We examine whether there is a tradeoff between accuracy and positional bias across methods. The FewShot configurations are colored by `k_positive`, with the baseline shown as a black X marker and DPO-LoRA as a red square. The Pareto frontier indicates configurations that are not dominated by any other.

In [None]:
# compute common axis limits for consistency across models
all_accuracy = runs_df["accuracy"].dropna()
all_bias = runs_df["positional_bias"].dropna()
xlim_tradeoff = (max(0, all_accuracy.min() - 0.05), min(1, all_accuracy.max() + 0.05))
ylim_tradeoff = (max(0, all_bias.min() - 0.02), all_bias.max() + 0.02)

n_models = len(MODELS)
fig = plt.figure(figsize=(5 * n_models, 5))
gs = gridspec.GridSpec(1, n_models, wspace=0.3)

for idx, model_name in enumerate(MODELS):
    short_name = model_name.split("/")[-1]
    ax = fig.add_subplot(gs[0, idx])

    # data for this model
    model_swept = few_shot_df[few_shot_df["model"] == short_name].copy()
    model_baseline = summary_df[(summary_df["model"] == short_name) & (summary_df["pipeline"] == "baseline")]
    model_trials = runs_df[(runs_df["model"] == short_name) & (runs_df["pipeline"] == "few_shot_sweep")]

    plot_tradeoff(
        swept=model_swept,
        x_metric="accuracy",
        y_metric="positional_bias",
        sweep_col="k_positive",
        baseline=model_baseline,
        per_trial_data=model_trials,
        ax=ax,
        x_label="accuracy",
        y_label="positional bias",
        sweep_label="k_positive",
        title=short_name,
        show_pareto=True,
        maximize_x=True,
        maximize_y=False,  # lower positional bias is better
        xlim=xlim_tradeoff,
        ylim=ylim_tradeoff,
        save_path=FIGURE_DIR / f"tradeoff_{short_name}.png" if idx == 0 else None,
    )

    # add DPO-LoRA marker
    dpo_row = summary_df[(summary_df["model"] == short_name) & (summary_df["pipeline"] == "dpo_lora")]
    if not dpo_row.empty:
        dpo_x = dpo_row["accuracy_mean"].iloc[0]
        dpo_y = dpo_row["positional_bias_mean"].iloc[0]
        dpo_x_err = dpo_row["accuracy_std"].iloc[0]
        dpo_y_err = dpo_row["positional_bias_std"].iloc[0]
        ax.errorbar(dpo_x, dpo_y, xerr=dpo_x_err, yerr=dpo_y_err, fmt="none", ecolor="#E24A33", elinewidth=0.5, capsize=2, capthick=0.5, zorder=6)
        ax.scatter(dpo_x, dpo_y, marker="s", s=100, c="#E24A33", edgecolors="white", linewidth=1, zorder=7, label="DPO-LoRA")
        ax.legend(frameon=False, loc="upper right", fontsize=8)

plt.show()

### Summary table

The table below summarizes all configurations ranked by accuracy, providing a comprehensive view of performance across methods and models.

In [None]:
# define method ordering (benchmark order)
method_order = ["baseline", "FewShot (k=1)", "FewShot (k=5)", "FewShot (k=10)", "FewShot (k=25)", "DPO-LoRA"]
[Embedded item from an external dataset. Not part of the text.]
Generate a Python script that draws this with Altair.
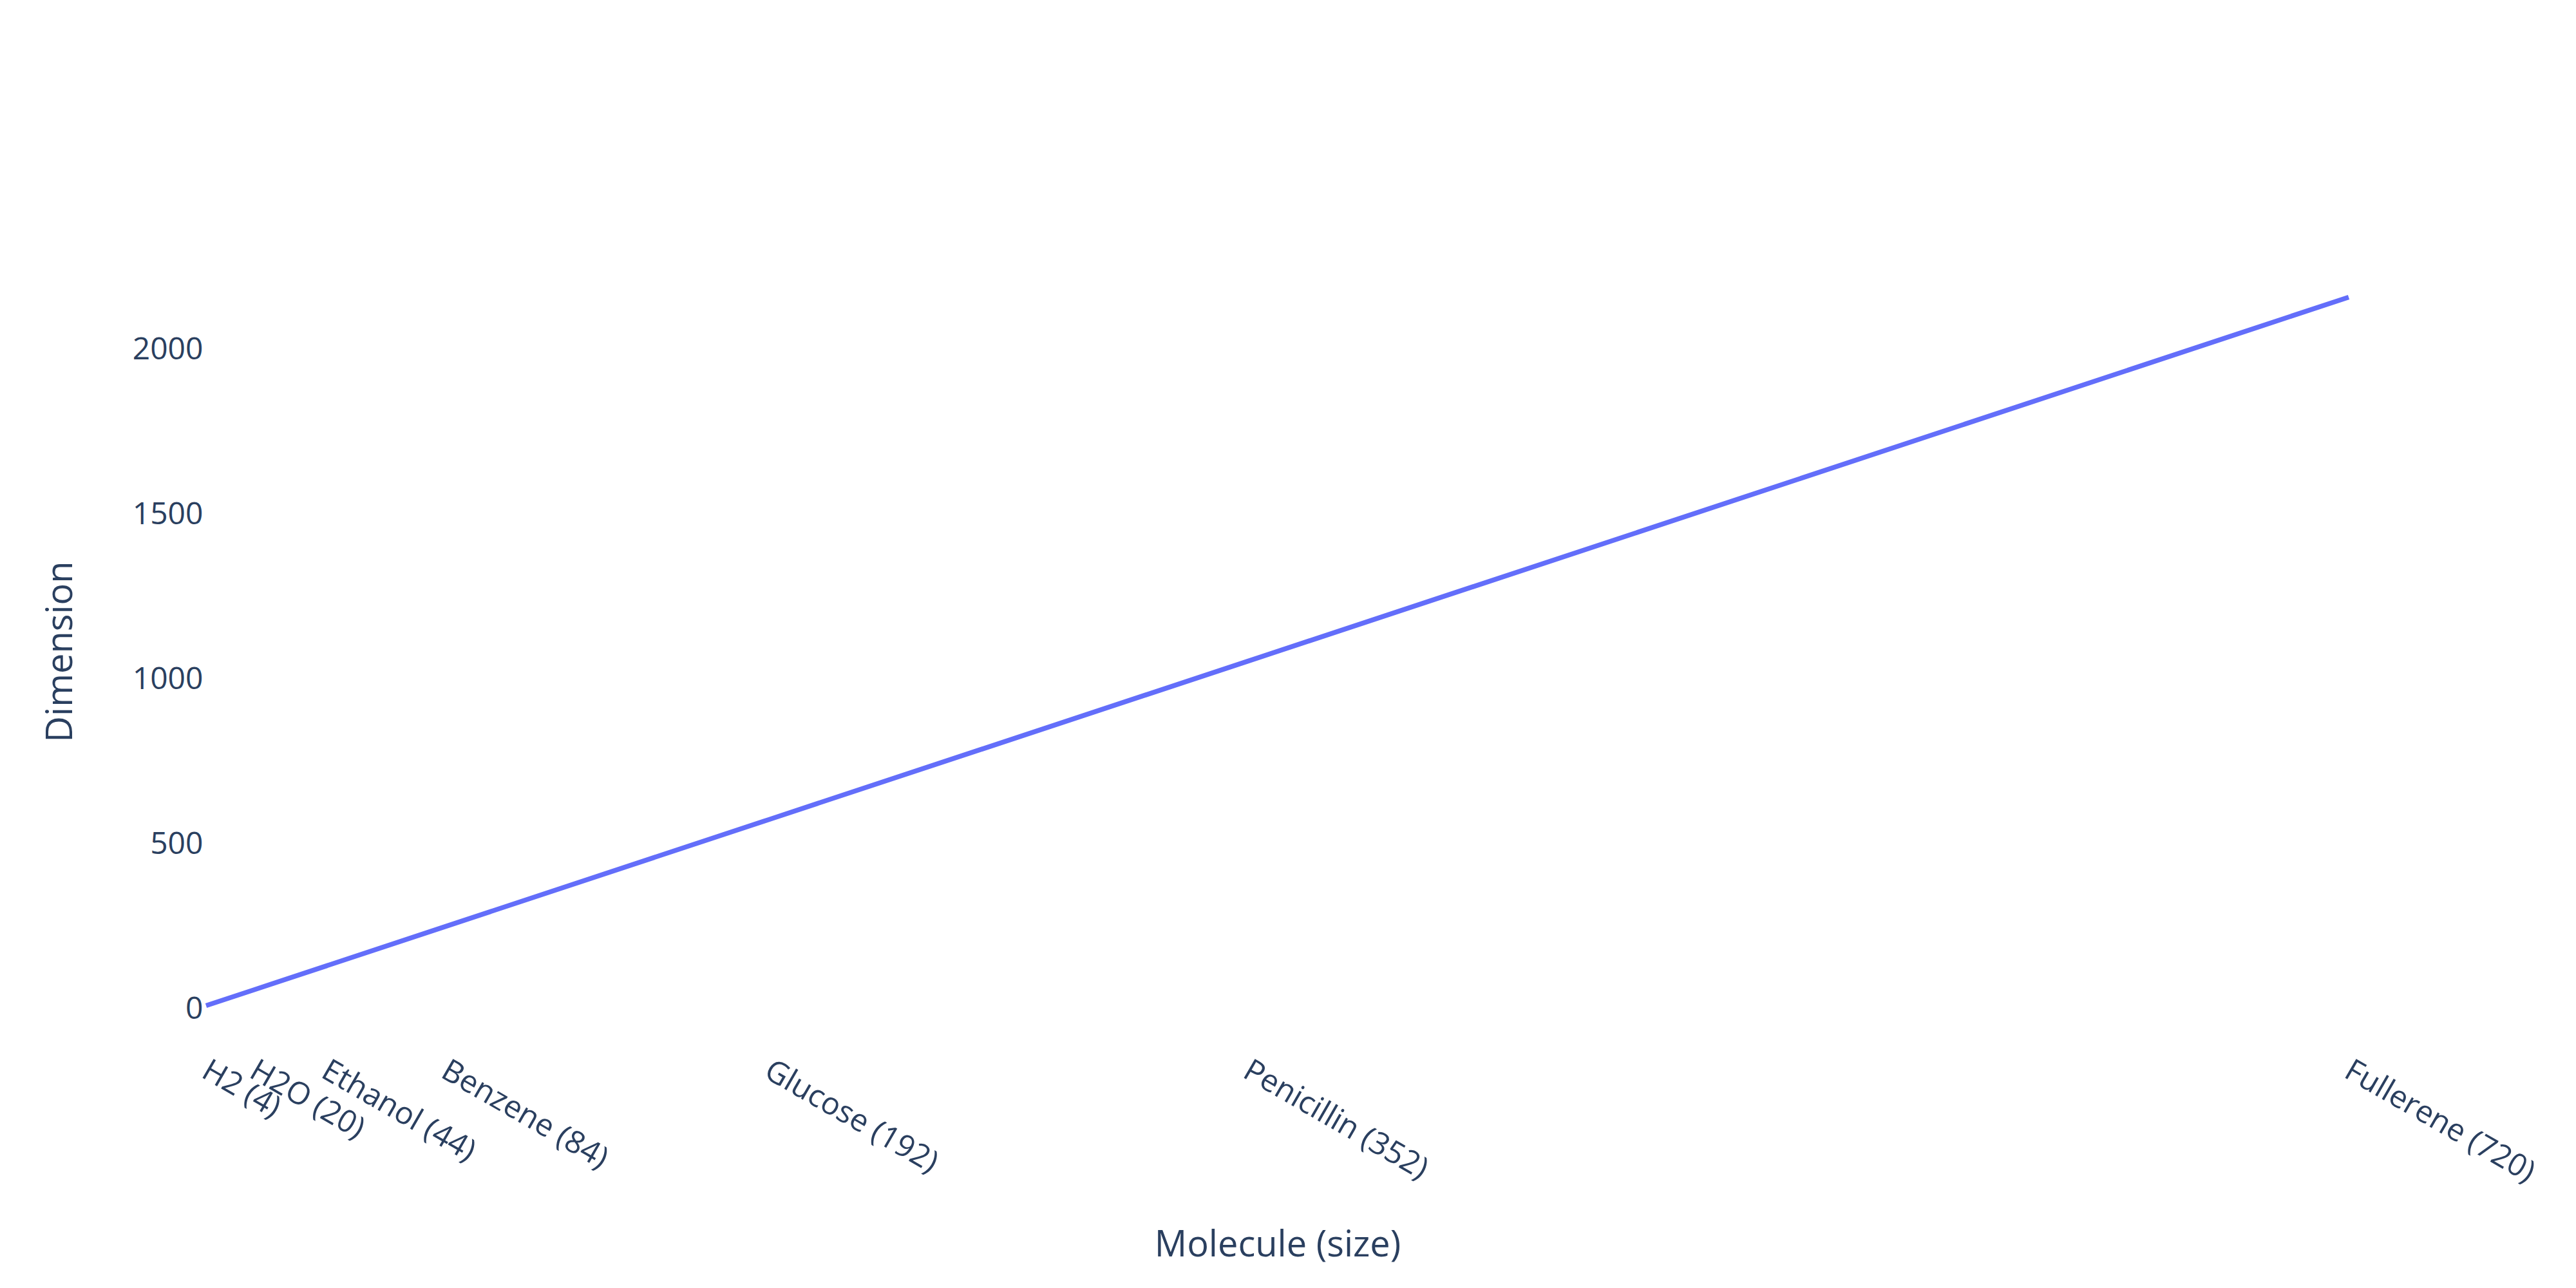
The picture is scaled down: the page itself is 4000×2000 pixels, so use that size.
import altair as alt
import pandas as pd

molecules = ["H2", "H2O", "Ethanol", "Benzene", "Glucose", "Penicillin", "Fullerene"]
sizes = [4, 20, 44, 84, 192, 352, 720]
dimensions = [12, 60, 132, 252, 576, 1056, 2160]
tick_labels = [f"{m} ({s})" for m, s in zip(molecules, sizes)]

df = pd.DataFrame({"size": sizes, "dimension": dimensions, "molecule": molecules})

label_map = "{" + ",".join(f"'{s}': '{t}'" for s, t in zip(sizes, tick_labels)) + "}"

TEXT = "#2a3f5f"
FONT = "Open Sans"

chart = alt.Chart(df).mark_line(color="#636efa", strokeWidth=7.5).encode(
    x=alt.X(
        "size:Q",
        scale=alt.Scale(domain=[4, 720], nice=False, zero=False),
        axis=alt.Axis(
            values=sizes,
            labelExpr=f"{label_map}[datum.value]",
            labelAngle=30,
            labelAlign="left",
            labelBaseline="top",
            labelPadding=15,
            labelOffset=9,
            labelLimit=0,
            labelFont=FONT,
            labelFontSize=48,
            labelColor=TEXT,
            labelOverlap=False,
            labelFlush=False,
            ticks=False,
            tickSize=0,
            domain=False,
            grid=False,
            title="Molecule (size)",
            titleFont=FONT,
            titleFontSize=56,
            titleFontWeight="normal",
            titleColor=TEXT,
            titleBaseline="alphabetic",
            titleY=327,
        ),
    ),
    y=alt.Y(
        "dimension:Q",
        scale=alt.Scale(domain=[-108, 2280], nice=False, zero=False),
        axis=alt.Axis(
            values=[0, 500, 1000, 1500, 2000],
            format="d",
            labelPadding=5,
            labelFont=FONT,
            labelFontSize=48,
            labelColor=TEXT,
            ticks=False,
            tickSize=0,
            domain=False,
            grid=False,
            title="Dimension",
            titleFont=FONT,
            titleFontSize=56,
            titleFontWeight="normal",
            titleColor=TEXT,
            titleAngle=270,
            titleAlign="center",
            titleBaseline="alphabetic",
            titleX=-209,
            titleY=611.5,
        ),
    ),
    order="size:Q",
).properties(
    width=3327,
    height=1223,
    autosize=alt.AutoSizeParams(type="none"),
    padding={"left": 312, "top": 392, "right": 345, "bottom": 375},
    background="white",
).configure_view(stroke=None)

chart.save("out.html", embed_options={"renderer": "svg", "actions": False})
summary_table = summary_df.copy()
summary_table["method"] = summary_table.apply(
    lambda row: "baseline" if row["pipeline"] == "baseline"
    else "DPO-LoRA" if row["pipeline"] == "dpo_lora"
    else f"FewShot (k={int(row['k_positive'])})",
    axis=1
)

# create ordering keys for proper sorting
model_order = [m.split("/")[-1] for m in MODELS]
summary_table["model_order"] = summary_table["model"].apply(lambda m: model_order.index(m) if m in model_order else len(model_order))
summary_table["method_order"] = summary_table["method"].apply(lambda m: method_order.index(m) if m in method_order else len(method_order))

display_df = summary_table.sort_values(["model_order", "method_order"])[
    ["model", "method", "n_trials", "accuracy_mean", "accuracy_std", "positional_bias_mean", "positional_bias_std"]
].copy()
display_df.columns = ["model", "method", "trials", "accuracy (mean)", "accuracy (std)", "pos bias (mean)", "pos bias (std)"]

display_df.style.format({
    "accuracy (mean)": "{:.1%}",
    "accuracy (std)": "{:.1%}",
    "pos bias (mean)": "{:.3f}",
    "pos bias (std)": "{:.3f}",
}).background_gradient(subset=["accuracy (mean)"], cmap="RdYlGn")

## Takeaways

Few-shot prompting provides a lightweight alternative to fine-tuning for improving commonsense reasoning. Even a small number of positive examples can yield meaningful accuracy gains over the baseline. DPO-trained LoRA adapters offer comparable performance but require more upfront compute for training.